───── INFORMATION SUPPLIED ─────

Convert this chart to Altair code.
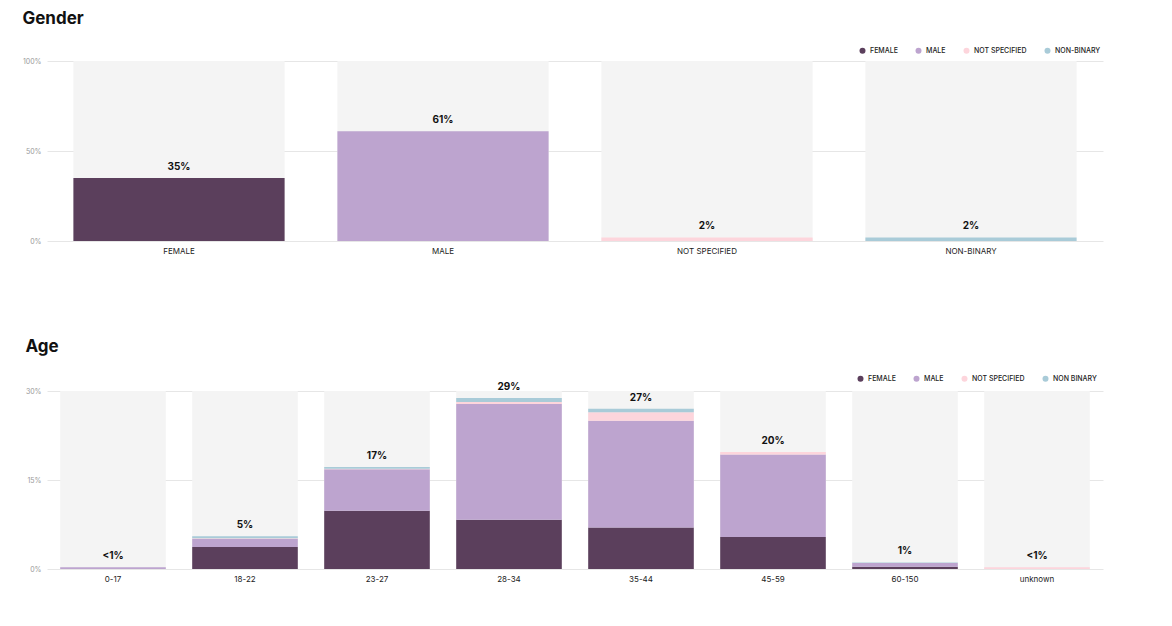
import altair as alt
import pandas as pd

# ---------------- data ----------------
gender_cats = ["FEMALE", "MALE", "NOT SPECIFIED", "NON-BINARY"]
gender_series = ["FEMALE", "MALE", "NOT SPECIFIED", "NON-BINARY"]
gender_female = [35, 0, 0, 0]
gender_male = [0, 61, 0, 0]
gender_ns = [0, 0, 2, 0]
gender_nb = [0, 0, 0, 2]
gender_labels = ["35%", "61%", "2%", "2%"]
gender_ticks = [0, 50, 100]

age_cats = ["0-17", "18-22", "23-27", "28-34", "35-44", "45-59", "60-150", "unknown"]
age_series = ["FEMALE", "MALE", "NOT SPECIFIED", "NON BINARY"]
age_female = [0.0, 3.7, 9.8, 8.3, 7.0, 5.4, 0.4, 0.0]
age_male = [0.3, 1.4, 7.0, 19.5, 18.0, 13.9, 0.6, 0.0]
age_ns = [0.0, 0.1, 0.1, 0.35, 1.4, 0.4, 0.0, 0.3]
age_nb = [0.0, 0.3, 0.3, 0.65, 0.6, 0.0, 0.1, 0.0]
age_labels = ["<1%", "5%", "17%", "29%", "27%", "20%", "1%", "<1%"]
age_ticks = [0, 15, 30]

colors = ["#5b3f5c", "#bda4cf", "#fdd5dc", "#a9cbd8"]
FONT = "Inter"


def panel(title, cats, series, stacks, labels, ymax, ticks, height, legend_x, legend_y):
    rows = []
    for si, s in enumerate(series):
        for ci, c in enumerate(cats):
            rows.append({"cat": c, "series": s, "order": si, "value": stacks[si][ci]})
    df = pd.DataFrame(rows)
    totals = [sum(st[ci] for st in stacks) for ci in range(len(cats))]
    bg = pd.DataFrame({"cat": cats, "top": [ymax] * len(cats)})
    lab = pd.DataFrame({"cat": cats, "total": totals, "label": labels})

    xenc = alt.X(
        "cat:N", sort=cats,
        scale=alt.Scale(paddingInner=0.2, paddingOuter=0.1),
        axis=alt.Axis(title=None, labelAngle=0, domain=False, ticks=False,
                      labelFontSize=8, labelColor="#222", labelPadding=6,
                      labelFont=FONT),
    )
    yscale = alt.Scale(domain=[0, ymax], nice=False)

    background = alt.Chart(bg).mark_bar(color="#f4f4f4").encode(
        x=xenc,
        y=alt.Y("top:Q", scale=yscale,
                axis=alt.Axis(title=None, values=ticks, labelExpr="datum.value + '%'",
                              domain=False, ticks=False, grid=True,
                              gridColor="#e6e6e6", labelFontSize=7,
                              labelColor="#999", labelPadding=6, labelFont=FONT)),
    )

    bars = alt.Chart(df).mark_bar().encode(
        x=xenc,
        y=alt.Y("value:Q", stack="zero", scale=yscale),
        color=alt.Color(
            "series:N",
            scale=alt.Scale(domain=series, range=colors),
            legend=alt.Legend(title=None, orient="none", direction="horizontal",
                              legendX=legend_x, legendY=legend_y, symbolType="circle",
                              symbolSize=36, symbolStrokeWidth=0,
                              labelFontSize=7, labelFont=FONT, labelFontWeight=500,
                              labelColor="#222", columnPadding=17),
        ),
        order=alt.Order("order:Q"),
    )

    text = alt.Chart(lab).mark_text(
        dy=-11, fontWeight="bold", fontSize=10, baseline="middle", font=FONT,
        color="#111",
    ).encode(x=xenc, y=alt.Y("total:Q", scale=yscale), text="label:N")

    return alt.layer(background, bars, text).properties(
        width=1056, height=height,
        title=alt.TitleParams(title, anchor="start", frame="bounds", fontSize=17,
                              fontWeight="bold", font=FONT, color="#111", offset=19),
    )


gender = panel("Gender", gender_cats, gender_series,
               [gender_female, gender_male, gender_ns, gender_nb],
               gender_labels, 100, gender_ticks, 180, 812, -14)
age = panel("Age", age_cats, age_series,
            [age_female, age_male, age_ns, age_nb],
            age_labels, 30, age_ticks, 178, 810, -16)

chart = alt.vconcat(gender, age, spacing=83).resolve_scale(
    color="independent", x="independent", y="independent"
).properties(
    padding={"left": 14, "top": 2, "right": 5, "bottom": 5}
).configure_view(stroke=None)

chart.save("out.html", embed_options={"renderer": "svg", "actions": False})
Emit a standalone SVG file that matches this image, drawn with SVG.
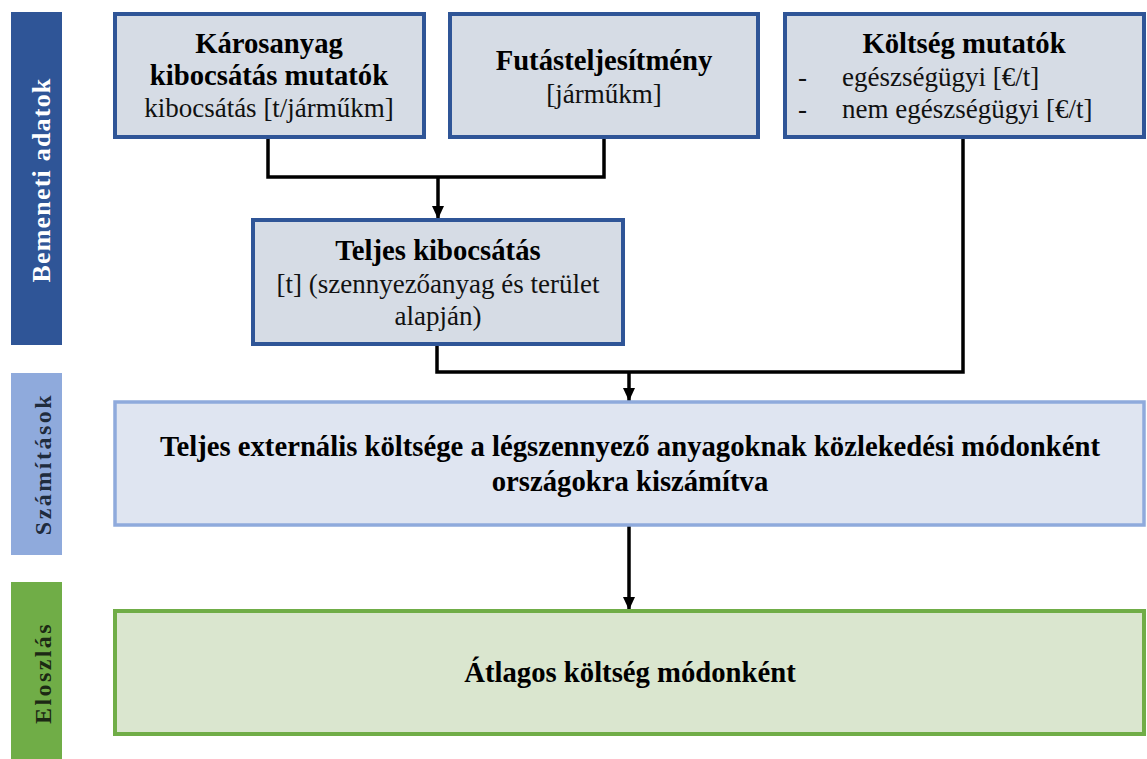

─────

**WHAT IS REQUIRED**
Your task is to report how many lines of the material include the string "this". Give the number and no other words.

**COMPLETE RESPONSE**
2